We went to lots of dances there and some of the bands that played there were Del Shannon, Roy Orbison, the Mindbenders, the Animals, Freddie and the Dreamers, Brenda Lee, Frankie Avalon, Joey Dee and the Starliters, Bobbie Vinton, Paul & Paula, the Four Seasons and more.

On Sept. 2, 1963, the original pavilion burned to the ground in a fire caused by faulty wiring in the band shell.  It was rebuilt as a 16,000-square-foot building called Devil's Lake Pavilion. It opened in April 1964.

Then, on April 11, 1965 – Palm Sunday – that pavilion was destroyed by an EF4 tornado that caused widespread damage throughout southern Michigan.

It was rebuiit again, this time it was a 20,000-square-foot building. Green's Pavilion opened on Labor Day 1965 to a paid attendance of 10,000.
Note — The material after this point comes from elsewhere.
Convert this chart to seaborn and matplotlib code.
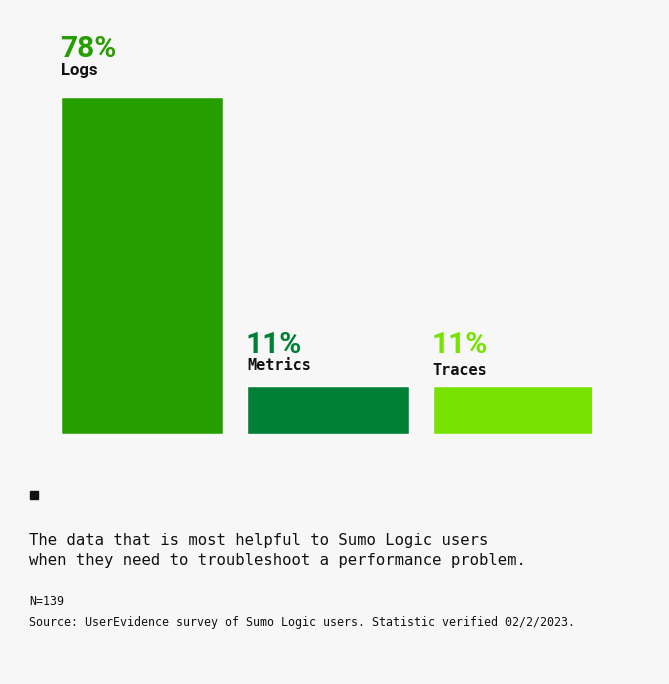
import matplotlib
matplotlib.use("Agg")
import matplotlib.pyplot as plt
from matplotlib.patches import Rectangle
import pandas as pd
import seaborn as sns

# data
sources = ["Logs", "Metrics", "Traces"]
percents = [78, 11, 11]
bar_colors = ["#279e00", "#007f36", "#77e200"]

W, H = 669, 684
BG = "#f7f7f7"
INK = "#111111"

sns.set_theme(style="white")
plt.rcParams["font.family"] = ["Roboto", "DejaVu Sans"]

df = pd.DataFrame({"source": sources, "pct": percents})

fig = plt.figure(figsize=(W / 100, H / 100), dpi=100, facecolor=BG)
ax = fig.add_axes([60 / W, 1 - 434 / H, (592 - 60) / W, (434 - 97) / H])
ax.set_facecolor(BG)

sns.barplot(
    data=df, x="source", y="pct", hue="source", palette=bar_colors,
    order=sources, hue_order=sources, width=0.87, saturation=1,
    legend=False, ax=ax,
)
ax.set_xlim(-0.4415, 2.4226)
ax.set_ylim(0, 78)
ax.axis("off")

# labels above bars: percent then category name
label_fonts = [
    dict(family=["Roboto", "DejaVu Sans"], weight="bold", fontsize=12),
    dict(family="DejaVu Sans Mono", weight="bold", fontsize=11),
    dict(family="DejaVu Sans Mono", weight="bold", fontsize=11),
]
pct_pad = [29, 24, 24]
name_pad = [16, 12, 8]
for patch, name, pct, col, font, pp, npad in zip(ax.patches, sources, percents,
                                                  bar_colors, label_fonts,
                                                  pct_pad, name_pad):
    x0 = patch.get_x()
    top = patch.get_height()
    ax.annotate(f"{pct}%", (x0, top), xytext=(-1, pp), textcoords="offset points",
                ha="left", va="baseline", fontsize=21.5, fontweight="bold",
                color=col, annotation_clip=False)
    ax.annotate(name, (x0, top), xytext=(0, npad), textcoords="offset points",
                ha="left", va="baseline", color=INK,
                annotation_clip=False, **font)

# small square marker
fig.patches.append(Rectangle((30 / W, 1 - 499 / H), 8 / W, 8 / H,
                             transform=fig.transFigure, color=INK))

mono = "DejaVu Sans Mono"
fig.text(29 / W, 1 - 545 / H, "The data that is most helpful to Sumo Logic users",
         family=mono, fontsize=11.25, color=INK, va="baseline")
fig.text(29 / W, 1 - 565 / H, "when they need to troubleshoot a performance problem.",
         family=mono, fontsize=11.25, color=INK, va="baseline")
fig.text(29 / W, 1 - 605 / H, "N=139", family=mono, fontsize=8.4, color=INK,
         va="baseline")
fig.text(29 / W, 1 - 626 / H,
         "Source: UserEvidence survey of Sumo Logic users. Statistic verified 02/2/2023.",
         family=mono, fontsize=8.4, color=INK, va="baseline")

fig.savefig("out.png", dpi=100, facecolor=BG)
By the summer of 1966, more than 1,000 teens a week were coming to the pavilion, which was open Wednesday through Sunday nights during the summer and weekends in the winter.

Between big-name acts, up-and-coming bands played Green's Pavilion. This included Jimmy Page and Jeff Beck, who performed with the Yardbirds on Aug. 10, 1966. Bob Seger and his first band, the Last Heard, also played there.

In 1973 the Pavilion was sold to the Tibbs family, who converted it into the Tibbs Bros. Pavilion grocery store.

In 2013, Jerry's Market bought the store, revamped it and renamed it Jerry's Pavilion Market. Sections of the original wooden dance floor still are in the store. 
When I talk about the tornado, I mean it was flattened. The strip between the lake, through Manitou Beach and down Rollin Highway. It took the roof off our church and leveled 2 others, as well as a school I went to.

That afternoon I had walked around the lake and remember the sky was an odd shade of yellow. I will never forget that, I can see it today, 50 years later. If I ever see that sky I take cover. I did see it once here in New Bern and sure enough there were tornados across the river.